Once the storm passed I arrived at BLM land just outside Canyonlands passing Newspaper rock.

Another spectacular campsite on a small ridgeline at the base of huge cliff(climbing area for sure) with views for miles and miles in all directions.


Wednesday 16th:
I decided to do a long hike through the Needles area instead of a 2 day backpack trip originally planned. It was too difficult to coordinate due to the Gov Shutdown. I walk through Chesler park/Devils Kitchen trail, down the joint trail, over to Elephant Canyon(very difficult section) and back to Squaw Flats. Long day hiking but spectacular scenery ALL day long. Never an ugly view.

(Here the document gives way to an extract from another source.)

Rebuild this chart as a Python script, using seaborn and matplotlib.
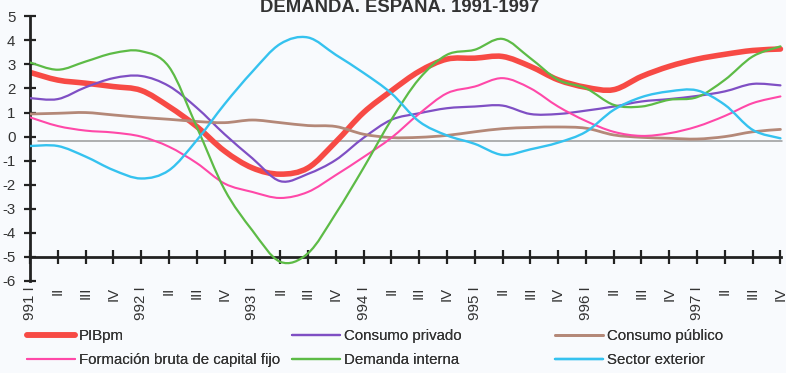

Wish I had camped among the needles but save it for next time. Time for a little civilization…Moab Brewpub. It was nice sitting in a pub, looking at people, eating good food and drinking a few beers. I was surprised to find out that the pub only sold 3.2 draft beers. One had to order a can of beer to get the real deal. The can beer was vastly different than the draft beer. It had lots of hops and flavor, not to mention alcohol. I even settled for a hotel and shower. I was to originally going to ride a mnt bike on slick-rock the next day but the legs were dead from the huge Needles hike and the beer flowing. I hiked Arches with the masses instead. I had lots of humans as the parks were back in business. Some great arches everywhere. I had not been to Arches since a cross country trip in ’76. Lots more folks but still beautiful. I am starting to look a little gruff and furry.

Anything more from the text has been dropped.